— Start EXTRACTED DATA —
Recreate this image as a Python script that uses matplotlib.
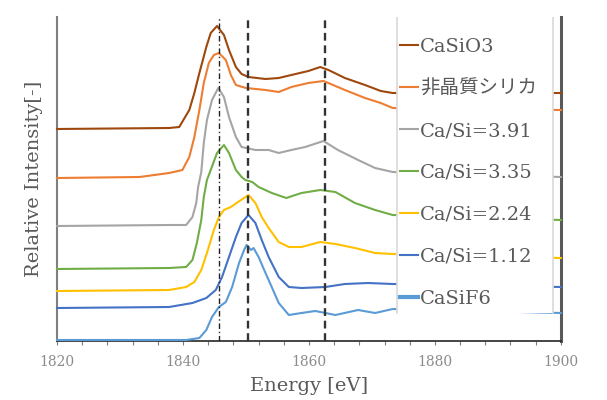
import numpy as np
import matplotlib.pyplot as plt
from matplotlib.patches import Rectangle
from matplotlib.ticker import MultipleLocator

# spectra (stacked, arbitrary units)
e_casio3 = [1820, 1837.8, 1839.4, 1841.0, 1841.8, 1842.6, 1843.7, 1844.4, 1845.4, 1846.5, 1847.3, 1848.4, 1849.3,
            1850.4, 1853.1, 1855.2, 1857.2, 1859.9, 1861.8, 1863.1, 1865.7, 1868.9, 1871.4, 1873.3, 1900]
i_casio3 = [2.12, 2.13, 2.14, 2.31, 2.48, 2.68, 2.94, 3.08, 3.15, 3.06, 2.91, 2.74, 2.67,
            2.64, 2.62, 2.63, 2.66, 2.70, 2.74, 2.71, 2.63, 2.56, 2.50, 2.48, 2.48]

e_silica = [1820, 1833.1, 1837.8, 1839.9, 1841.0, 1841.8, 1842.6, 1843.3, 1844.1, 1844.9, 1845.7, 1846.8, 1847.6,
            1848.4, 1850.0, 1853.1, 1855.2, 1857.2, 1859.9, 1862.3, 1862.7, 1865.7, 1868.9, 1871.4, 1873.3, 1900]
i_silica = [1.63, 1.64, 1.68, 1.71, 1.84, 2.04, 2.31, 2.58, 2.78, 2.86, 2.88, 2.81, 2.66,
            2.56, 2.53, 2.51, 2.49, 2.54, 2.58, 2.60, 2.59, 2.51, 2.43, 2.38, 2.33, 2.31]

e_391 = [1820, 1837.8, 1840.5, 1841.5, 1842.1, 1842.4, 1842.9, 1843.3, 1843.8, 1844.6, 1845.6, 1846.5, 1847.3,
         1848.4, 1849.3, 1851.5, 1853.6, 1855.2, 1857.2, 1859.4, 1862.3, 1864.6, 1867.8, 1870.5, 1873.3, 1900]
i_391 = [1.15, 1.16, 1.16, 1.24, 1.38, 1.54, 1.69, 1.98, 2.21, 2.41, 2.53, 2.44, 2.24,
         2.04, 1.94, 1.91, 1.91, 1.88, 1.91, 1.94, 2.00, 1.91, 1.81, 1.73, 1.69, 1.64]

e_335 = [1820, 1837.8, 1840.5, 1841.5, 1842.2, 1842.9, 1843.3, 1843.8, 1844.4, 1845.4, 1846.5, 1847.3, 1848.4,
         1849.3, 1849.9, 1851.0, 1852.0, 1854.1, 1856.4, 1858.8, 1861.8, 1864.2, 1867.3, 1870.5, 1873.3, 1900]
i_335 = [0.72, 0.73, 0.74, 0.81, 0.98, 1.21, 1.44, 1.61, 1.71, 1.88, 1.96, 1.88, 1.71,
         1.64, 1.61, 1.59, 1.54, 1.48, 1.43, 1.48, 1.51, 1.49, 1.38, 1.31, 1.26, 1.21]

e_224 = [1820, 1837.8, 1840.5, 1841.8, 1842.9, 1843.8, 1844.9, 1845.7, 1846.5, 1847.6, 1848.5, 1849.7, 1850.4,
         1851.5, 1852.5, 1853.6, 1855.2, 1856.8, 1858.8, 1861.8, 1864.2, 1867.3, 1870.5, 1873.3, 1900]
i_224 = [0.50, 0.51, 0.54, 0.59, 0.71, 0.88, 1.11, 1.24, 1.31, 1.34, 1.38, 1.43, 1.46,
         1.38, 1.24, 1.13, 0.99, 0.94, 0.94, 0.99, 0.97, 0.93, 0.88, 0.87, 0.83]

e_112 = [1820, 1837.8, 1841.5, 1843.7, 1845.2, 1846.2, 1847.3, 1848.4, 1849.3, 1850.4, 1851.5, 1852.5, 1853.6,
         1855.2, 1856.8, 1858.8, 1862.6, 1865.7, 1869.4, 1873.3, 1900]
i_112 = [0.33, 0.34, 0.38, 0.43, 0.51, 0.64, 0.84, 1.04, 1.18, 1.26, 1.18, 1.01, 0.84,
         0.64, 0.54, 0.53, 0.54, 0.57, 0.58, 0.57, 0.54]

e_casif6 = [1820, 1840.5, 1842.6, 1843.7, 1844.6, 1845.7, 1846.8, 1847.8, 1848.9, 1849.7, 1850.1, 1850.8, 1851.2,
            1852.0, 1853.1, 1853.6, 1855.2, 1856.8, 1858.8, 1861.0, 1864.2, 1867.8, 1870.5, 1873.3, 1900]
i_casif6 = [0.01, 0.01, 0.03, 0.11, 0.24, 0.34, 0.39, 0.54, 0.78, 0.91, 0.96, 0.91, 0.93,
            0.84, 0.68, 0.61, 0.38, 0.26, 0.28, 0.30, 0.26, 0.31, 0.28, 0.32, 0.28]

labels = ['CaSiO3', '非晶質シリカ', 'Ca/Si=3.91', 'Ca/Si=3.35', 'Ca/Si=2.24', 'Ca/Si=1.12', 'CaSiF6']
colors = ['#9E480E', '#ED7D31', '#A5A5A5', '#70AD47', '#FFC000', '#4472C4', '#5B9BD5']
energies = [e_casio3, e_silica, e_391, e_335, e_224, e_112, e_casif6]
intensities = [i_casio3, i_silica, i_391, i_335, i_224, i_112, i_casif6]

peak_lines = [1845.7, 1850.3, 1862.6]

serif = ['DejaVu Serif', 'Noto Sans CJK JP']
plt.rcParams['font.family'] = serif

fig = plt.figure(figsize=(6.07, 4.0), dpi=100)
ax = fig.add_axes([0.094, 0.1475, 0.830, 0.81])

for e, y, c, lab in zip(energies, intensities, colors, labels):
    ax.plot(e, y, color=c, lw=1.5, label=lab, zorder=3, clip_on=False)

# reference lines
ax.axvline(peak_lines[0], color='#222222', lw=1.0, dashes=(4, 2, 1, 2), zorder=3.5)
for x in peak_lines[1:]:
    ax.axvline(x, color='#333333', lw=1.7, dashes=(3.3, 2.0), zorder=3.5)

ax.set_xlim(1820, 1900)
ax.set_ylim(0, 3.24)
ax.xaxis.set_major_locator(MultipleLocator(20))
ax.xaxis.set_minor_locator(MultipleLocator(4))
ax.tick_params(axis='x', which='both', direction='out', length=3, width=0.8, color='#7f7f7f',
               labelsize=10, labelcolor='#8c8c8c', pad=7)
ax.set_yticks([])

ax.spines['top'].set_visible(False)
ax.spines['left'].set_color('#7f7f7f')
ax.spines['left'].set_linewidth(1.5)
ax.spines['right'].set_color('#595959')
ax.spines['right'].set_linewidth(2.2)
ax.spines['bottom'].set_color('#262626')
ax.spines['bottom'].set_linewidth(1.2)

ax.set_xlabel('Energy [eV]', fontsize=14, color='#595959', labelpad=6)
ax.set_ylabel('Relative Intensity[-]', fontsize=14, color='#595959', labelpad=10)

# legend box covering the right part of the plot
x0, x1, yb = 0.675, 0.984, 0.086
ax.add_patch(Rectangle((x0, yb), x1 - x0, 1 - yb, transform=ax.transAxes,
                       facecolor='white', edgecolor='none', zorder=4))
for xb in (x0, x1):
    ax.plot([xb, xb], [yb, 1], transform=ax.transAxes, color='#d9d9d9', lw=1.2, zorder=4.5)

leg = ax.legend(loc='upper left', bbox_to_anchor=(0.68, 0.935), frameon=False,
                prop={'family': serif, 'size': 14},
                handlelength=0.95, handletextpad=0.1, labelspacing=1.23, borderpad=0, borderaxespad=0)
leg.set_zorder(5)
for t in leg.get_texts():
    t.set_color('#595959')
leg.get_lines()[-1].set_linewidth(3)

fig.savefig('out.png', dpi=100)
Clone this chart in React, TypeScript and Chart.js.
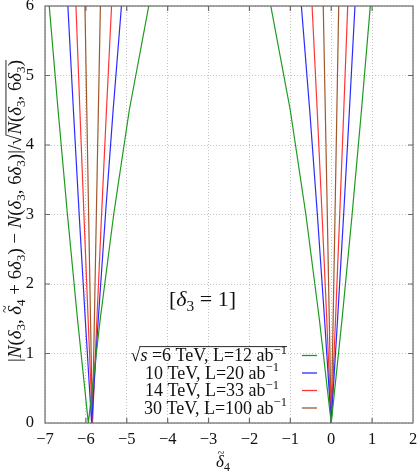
— End EXTRACTED DATA —
> _WHAT IS BEING ASKED_
Your task is to reproduce the entries above word for word, from the first line through the line with "2.38, 2.33, 2.31]", and please leave out any pictures.

> _ANSWER_
Recreate this image as a Python script that uses matplotlib.
import numpy as np
import matplotlib.pyplot as plt
from matplotlib.patches import Rectangle
from matplotlib.ticker import MultipleLocator

# spectra (stacked, arbitrary units)
e_casio3 = [1820, 1837.8, 1839.4, 1841.0, 1841.8, 1842.6, 1843.7, 1844.4, 1845.4, 1846.5, 1847.3, 1848.4, 1849.3,
            1850.4, 1853.1, 1855.2, 1857.2, 1859.9, 1861.8, 1863.1, 1865.7, 1868.9, 1871.4, 1873.3, 1900]
i_casio3 = [2.12, 2.13, 2.14, 2.31, 2.48, 2.68, 2.94, 3.08, 3.15, 3.06, 2.91, 2.74, 2.67,
            2.64, 2.62, 2.63, 2.66, 2.70, 2.74, 2.71, 2.63, 2.56, 2.50, 2.48, 2.48]

e_silica = [1820, 1833.1, 1837.8, 1839.9, 1841.0, 1841.8, 1842.6, 1843.3, 1844.1, 1844.9, 1845.7, 1846.8, 1847.6,
            1848.4, 1850.0, 1853.1, 1855.2, 1857.2, 1859.9, 1862.3, 1862.7, 1865.7, 1868.9, 1871.4, 1873.3, 1900]
i_silica = [1.63, 1.64, 1.68, 1.71, 1.84, 2.04, 2.31, 2.58, 2.78, 2.86, 2.88, 2.81, 2.66,
            2.56, 2.53, 2.51, 2.49, 2.54, 2.58, 2.60, 2.59, 2.51, 2.43, 2.38, 2.33, 2.31]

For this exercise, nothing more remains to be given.